A surge in US job growth and a fall in unemployment to a 49-year low signalled continued strengthening of the superpower’s economy.
President Donald Trump was swift to seize on the positive labour market results hailing “jobs, jobs, jobs” on his Twitter feed.
The strong economy, especially employment growth, could boost Mr Trump’s re-election hopes next year.
The tycoon has touted the economy as being one of the big successes of his first term in office.
The economy will mark a decade of expansion in July, the longest on record.
The Labour Department’s closely watched monthly employment report showed the unemployment rate of 3.6% – the lowest level since December 1969 – was because people left the labour force, indicating some slack in the jobs market remained.

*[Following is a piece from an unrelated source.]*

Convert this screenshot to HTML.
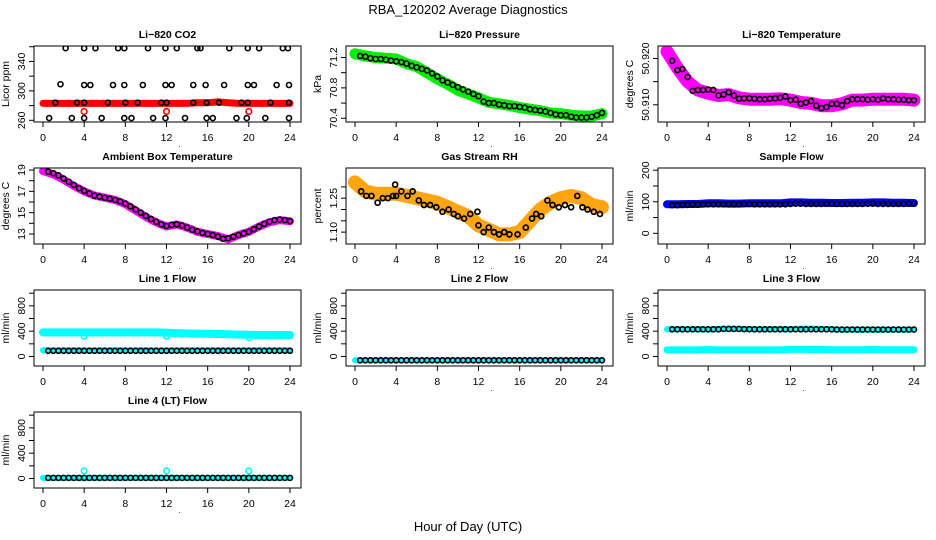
<!DOCTYPE html>
<html><head><meta charset="utf-8">
<style>
html,body{margin:0;padding:0;background:#fff;}
svg{display:block;font-family:"Liberation Sans",Arial,sans-serif;}
</style></head>
<body>
<svg id="chart" width="936" height="540" viewBox="0 0 936 540" xmlns="http://www.w3.org/2000/svg">
<text x="468" y="14" text-anchor="middle" font-size="13">RBA_120202  Average Diagnostics</text>
<text x="468" y="531" text-anchor="middle" font-size="13">Hour of Day (UTC)</text>
</svg>
<script>
// ---- data ----
const xTicks = [0,4,8,12,16,20,24];
const bandHours = [0,1,2,3,4,5,6,7,8,9,10,11,12,13,14,15,16,17,18,19,20,21,22,23,24];
const ptHours = [0.5,1,1.5,2,2.5,3,3.5,4,4.5,5,5.5,6,6.5,7,7.5,8,8.5,9,9.5,10,10.5,11,11.5,12,12.5,13,13.5,14,14.5,15,15.5,16,16.5,17,17.5,18,18.5,19,19.5,20,20.5,21,21.5,22,22.5,23,23.5,24];

// CO2
const co2Band = [283,283,283,283,283,283,283,283,283,283,283,283,283,283,283,284,284,285,284,283,283,283,283,283,283];
const co2OutHours = [4,12,20];
const co2OutVals = [272,272,272];
const co2PtHours = [2.2,4,5.1,7.3,7.9,10.2,11.9,13,15,15.3,18.1,19.9,21,23.3,23.8, 1.7,4,4.6,6.8,7.9,9.7,11.9,12.5,14.6,15.8,17.6,19.9,20.5,22.7,23.9, 1.2,3.3,4,6.3,8,9.2,11.5,12,14.6,15.9,17.1,19.3,19.9,22.1,23.9, 0.6,2.8,4,5.7,7.9,8.6,10.7,11.9,13.8,15.9,16.5,18.8,19.8,21.6,23.9];
const co2PtVals = [358,358,358,358,358,358,358,358,358,358,358,358,358,358,358, 309,308,308,308,308,308,308,308,308,308,308,308,308,308,308, 284,284,284,284,284,284,284,284,284,284,284,284,284,284,284, 263,263,263,263,263,263,263,263,263,263,263,263,263,263,263];

// Pressure
const presBand = [71.25,71.22,71.2,71.19,71.18,71.12,71.08,71.0,70.92,70.85,70.77,70.72,70.67,70.61,70.59,70.57,70.54,70.52,70.5,70.47,70.46,70.44,70.43,70.43,70.46];
const presPts = [71.22,71.21,71.19,71.18,71.18,71.17,71.16,71.15,71.14,71.12,71.09,71.07,71.05,71.03,70.99,70.95,70.9,70.87,70.84,70.81,70.78,70.75,70.72,70.69,70.62,70.6,70.6,70.58,70.57,70.56,70.56,70.55,70.54,70.52,70.51,70.5,70.49,70.47,70.45,70.44,70.44,70.42,70.41,70.41,70.41,70.42,70.44,70.47];

// Li-820 temperature
const ltBand = [50.9215,50.918,50.915,50.9132,50.9125,50.912,50.9122,50.9115,50.9112,50.9112,50.9112,50.9113,50.911,50.9105,50.9103,50.9098,50.9098,50.9102,50.911,50.911,50.9112,50.9112,50.9112,50.9112,50.911];
const ltPts = [50.9195,50.9175,50.9177,50.916,50.913,50.9132,50.9132,50.9133,50.9132,50.912,50.9122,50.9127,50.912,50.9113,50.9114,50.9114,50.9113,50.9112,50.9112,50.9113,50.9114,50.9115,50.9118,50.911,50.9111,50.9102,50.9105,50.9108,50.9098,50.9093,50.9095,50.9102,50.9102,50.9099,50.9108,50.9112,50.9112,50.9112,50.9111,50.9112,50.9111,50.9114,50.9112,50.9112,50.9111,50.9111,50.911,50.911];

// Ambient box temperature
const ambBand = [18.9,18.6,18.1,17.5,17.0,16.6,16.4,16.2,15.8,15.2,14.6,14.1,13.7,13.9,13.6,13.2,13.0,12.8,12.5,12.9,13.2,13.7,14.1,14.3,14.2];
const ambPts = [18.85,18.7,18.5,18.2,17.9,17.6,17.3,17.05,16.8,16.6,16.5,16.4,16.3,16.2,16.05,15.85,15.6,15.3,15.0,14.7,14.4,14.15,13.9,13.75,13.85,13.9,13.8,13.6,13.4,13.25,13.1,13.0,12.9,12.75,12.55,12.6,12.75,12.9,13.05,13.2,13.45,13.7,13.95,14.15,14.3,14.35,14.3,14.2];

// Gas stream RH
const rhBand = [1.32,1.28,1.27,1.27,1.27,1.26,1.25,1.24,1.23,1.21,1.19,1.17,1.13,1.11,1.09,1.09,1.10,1.15,1.20,1.23,1.25,1.26,1.25,1.22,1.21];
const rhPtHours = [0.6,1.1,1.6,2.2,2.7,3.2,3.7,3.9,4,4.5,5.1,5.6,6.2,6.7,7.3,7.9,8.5,9.1,9.6,10,10.6,11.2,11.9,12,12.5,13,13.5,14,14.5,15,15.8,16.6,17.2,17.6,18.1,18.7,19.2,19.8,20.4,21,21.6,22.1,22.6,23.2,23.8];
const rhPtVals = [1.28,1.26,1.26,1.23,1.25,1.25,1.26,1.31,1.26,1.28,1.26,1.28,1.24,1.22,1.22,1.21,1.19,1.20,1.18,1.17,1.16,1.18,1.19,1.13,1.10,1.12,1.10,1.09,1.10,1.09,1.09,1.12,1.16,1.18,1.17,1.24,1.22,1.21,1.22,1.21,1.26,1.21,1.20,1.19,1.18];

// Sample flow
const sfBand = [92,92,93,93,95,95,94,94,95,95,95,95,98,98,97,97,96,96,97,97,98,98,97,97,96];
const sfPts = [89,89,90,90,91,91,92,92,92,92,92,92,92,92,93,93,92,92,92,92,92,92,92,93,94,94,93,93,93,93,94,94,93,93,93,93,93,93,94,94,93,93,93,93,93,93,94,94];

// Line 1
const l1Upper = [380,380,380,380,380,380,380,380,380,380,380,380,378,370,365,362,360,355,350,345,342,340,340,340,340];
const l1Lower = [100,100,100,100,100,100,100,100,100,100,100,100,100,100,100,100,100,100,100,100,100,100,100,100,100];
const l1OutHours = [4,12,20];
const l1OutVals = [320,320,300];
const l1Pts = [90,90,90,90,90,90,90,90,90,90,90,90,90,90,90,90,90,90,90,90,90,90,90,90,90,90,90,90,90,90,90,90,90,90,90,90,90,90,90,90,90,90,90,90,90,90,90,90];

// Line 2
const l2Band = [-60,-60,-60,-60,-60,-60,-60,-60,-60,-60,-60,-60,-60,-60,-60,-60,-60,-60,-60,-60,-60,-60,-60,-60,-60];
const l2Pts = [-60,-60,-60,-60,-60,-60,-60,-60,-60,-60,-60,-60,-60,-60,-60,-60,-60,-60,-60,-60,-60,-60,-60,-60,-60,-60,-60,-60,-60,-60,-60,-60,-60,-60,-60,-60,-60,-60,-60,-60,-60,-60,-60,-60,-60,-60,-60,-60];

// Line 3
const l3Upper = [430,430,430,430,425,435,440,435,430,430,430,430,430,440,440,435,430,425,425,425,425,425,425,425,425];
const l3Lower = [105,105,105,105,110,105,105,105,105,105,105,105,112,112,110,110,108,108,108,108,110,108,108,108,108];
const l3Pts = [430,430,430,430,430,430,430,430,430,430,435,435,435,435,432,432,430,430,430,430,430,430,430,430,430,430,430,430,430,430,430,430,425,425,425,425,425,425,425,425,425,425,425,425,425,425,425,425];

// Line 4
const l4Band = [10,10,10,10,10,10,10,10,10,10,10,10,10,10,10,10,10,10,10,10,10,10,10,10,10];
const l4OutHours = [4,12,20];
const l4OutVals = [120,120,120];
const l4Pts = [10,10,10,10,10,10,10,10,10,10,10,10,10,10,10,10,10,10,10,10,10,10,10,10,10,10,10,10,10,10,10,10,10,10,10,10,10,10,10,10,10,10,10,10,10,10,10,10];

// ---- drawing ----
const NS = "http://www.w3.org/2000/svg";
const svg = document.getElementById('chart');
function mk(tag, attrs, parent){
  const e = document.createElementNS(NS, tag);
  for (const k in attrs) e.setAttribute(k, attrs[k]);
  (parent||svg).appendChild(e);
  return e;
}

function panel(col, row, name, title, ylab, ymin, ymax, ticks, labels){
  const L = 34 + 312*col, R = 301 + 312*col;
  const T = 46 + 122*row, B = T + 76;
  const g = mk('g', {});
  
  
  const xs = h => 43 + 312*col + h*(247/24);
  const ys = v => B - (v - ymin)/(ymax - ymin)*(B - T);
  const t = mk('text', {x:(L+R)/2, y:T-8, 'text-anchor':'middle', 'font-size':10.5, 'font-weight':'bold'}, g);
  t.textContent = title;
  
  
  const yl = mk('text', {x:0, y:0, 'text-anchor':'middle', 'font-size':10.5, transform:`translate(${L-25},${(T+B)/2}) rotate(-90)`}, g);
  yl.textContent = ylab;
  
  
  const xa = mk('g', {}, g);
  
  
  mk('line', {x1:xs(xTicks[0]), x2:xs(xTicks[xTicks.length-1]), y1:B, y2:B, stroke:'#000'}, xa);
  xTicks.forEach(v=>{
    mk('line', {x1:xs(v), x2:xs(v), y1:B, y2:B+5, stroke:'#000'}, xa);
    const lt = mk('text', {x:xs(v), y:B+19, 'text-anchor':'middle', 'font-size':10.5}, xa);
    lt.textContent = v;
  });
  const dot = mk('text', {x:(L+R)/2+12, y:B+25, 'text-anchor':'middle', 'font-size':8}, xa);
  dot.textContent = '.';
  const ya = mk('g', {}, g);
  
  
  mk('line', {x1:L, x2:L, y1:ys(ticks[0]), y2:ys(ticks[ticks.length-1]), stroke:'#000'}, ya);
  ticks.forEach((v,i)=>{
    mk('line', {x1:L-5, x2:L, y1:ys(v), y2:ys(v), stroke:'#000'}, ya);
    if (labels[i] !== '') {
      const lt = mk('text', {x:0, y:0, 'text-anchor':'middle', 'font-size':10.5, transform:`translate(${L-9},${ys(v)}) rotate(-90)`}, ya);
      lt.textContent = labels[i];
    }
  });
  const clipId = 'clip-' + name;
  const cp = mk('clipPath', {id:clipId}, g);
  mk('rect', {x:L, y:T, width:R-L, height:B-T}, cp);
  const plot = mk('g', {'clip-path':`url(#${clipId})`}, g);
  
  
  const box = mk('rect', {x:L, y:T, width:R-L, height:B-T, fill:'none', stroke:'#000'}, g);
  
  
  return {plot, xs, ys};
}

function band(p, name, hours, vals, color, w){
  const pts = hours.map((h,i)=> p.xs(h).toFixed(1)+','+p.ys(vals[i]).toFixed(1)).join(' ');
  const pl = mk('polyline', {points:pts, fill:'none', stroke:color, 'stroke-width':w, 'stroke-linejoin':'round', 'stroke-linecap':'round'}, p.plot);
  
  
}
function points(p, name, hours, vals, color, r, sw){
  const g = mk('g', {}, p.plot);
  
  
  hours.forEach((h,i)=>{
    mk('circle', {cx:p.xs(h), cy:p.ys(vals[i]), r:r, fill:'none', stroke:color, 'stroke-width':sw}, g);
  });
}

let p = panel(0,0,'co2','Li\u2212820 CO2','Licor ppm',257.7,361,[260,280,300,320,340,360],['260','','300','','340','']);
band(p,'co2-band',bandHours,co2Band,'#ff0000',7);
points(p,'co2-outliers',co2OutHours,co2OutVals,'#ff0000',2.8,1.6);
points(p,'co2-points',co2PtHours,co2PtVals,'#000',2.5,1.6);

p = panel(1,0,'pressure','Li\u2212820 Pressure','kPa',70.351,71.351,[70.4,70.6,70.8,71.0,71.2],['70.4','','70.8','','71.2']);
band(p,'pressure-band',bandHours,presBand,'#00ee00',11);
points(p,'pressure-points',ptHours,presPts,'#000',2.5,1.6);

p = panel(2,0,'li820-temp','Li\u2212820 Temperature','degrees C',50.90628,50.92269,[50.910,50.915,50.920],['50.910','','50.920']);
band(p,'li820-temp-band',bandHours,ltBand,'#ff00ff',13);
points(p,'li820-temp-points',ptHours,ltPts,'#000',2.5,1.6);

p = panel(0,1,'ambient-temp','Ambient Box Temperature','degrees C',12.06,19.19,[13,14,15,16,17,18,19],['13','','15','','17','','19']);
band(p,'ambient-temp-band',bandHours,ambBand,'#ff00ff',8);
points(p,'ambient-temp-points',ptHours,ambPts,'#000',2.5,1.6);

p = panel(1,1,'gas-rh','Gas Stream RH','percent',1.0474,1.3835,[1.10,1.15,1.20,1.25,1.30],['1.10','','','1.25','']);
band(p,'gas-rh-band',bandHours,rhBand,'#ffa510',14);
points(p,'gas-rh-points',rhPtHours,rhPtVals,'#000',2.5,1.7);

p = panel(2,1,'sample-flow','Sample Flow','ml/min',-33.8,206.9,[0,50,100,150,200],['0','','100','','200']);
band(p,'sample-flow-band',bandHours,sfBand,'#0000ff',8);
points(p,'sample-flow-points',ptHours,sfPts,'#000',2.5,1.6);

const fT = [0,200,400,600,800,1000], fL = ['0','','400','','800',''];
p = panel(0,2,'line1-flow','Line 1 Flow','ml/min',-150,1050,fT,fL);
band(p,'line1-upper-band',bandHours,l1Upper,'#00ffff',8);
band(p,'line1-lower-band',bandHours,l1Lower,'#00ffff',6);
points(p,'line1-outliers',l1OutHours,l1OutVals,'#00ffff',2.8,1.6);
points(p,'line1-points',ptHours,l1Pts,'#000',2.5,1.6);

p = panel(1,2,'line2-flow','Line 2 Flow','ml/min',-150,1050,fT,fL);
band(p,'line2-band',bandHours,l2Band,'#00ffff',6);
points(p,'line2-points',ptHours,l2Pts,'#000',2.5,1.6);

p = panel(2,2,'line3-flow','Line 3 Flow','ml/min',-150,1050,fT,fL);
band(p,'line3-upper-band',bandHours,l3Upper,'#00ffff',6);
band(p,'line3-lower-band',bandHours,l3Lower,'#00ffff',7);
points(p,'line3-points',ptHours,l3Pts,'#000',2.5,1.6);

p = panel(0,3,'line4-flow','Line 4 (LT) Flow','ml/min',-150,1050,fT,fL);
band(p,'line4-band',bandHours,l4Band,'#00ffff',6);
points(p,'line4-outliers',l4OutHours,l4OutVals,'#00ffff',2.8,1.6);
points(p,'line4-points',ptHours,l4Pts,'#000',2.5,1.6);
</script>
</body></html>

At the same time, the number of new jobs increased by 263,000 jobs last month, compared to a forecast 185,000.
The figures come after the Federal Reserve’s decision this week to keep interest rates unchanged.
The chairman of the US central bank, Jerome Powell, described the economy and job growth as “a bit stronger than we anticipated” and inflation “somewhat weaker”.
Harm Bandholz, chief US economist at UniCredit Research in New York said: “Employment gains are strong enough to dispel any immediate concerns over the health of the economy, while wage gains are not strong enough to force the Federal Reserve’s hand to tighten the policy stance.”
Job growth is well above the roughly 100,000 needed per month to keep up with increase in the working-age population.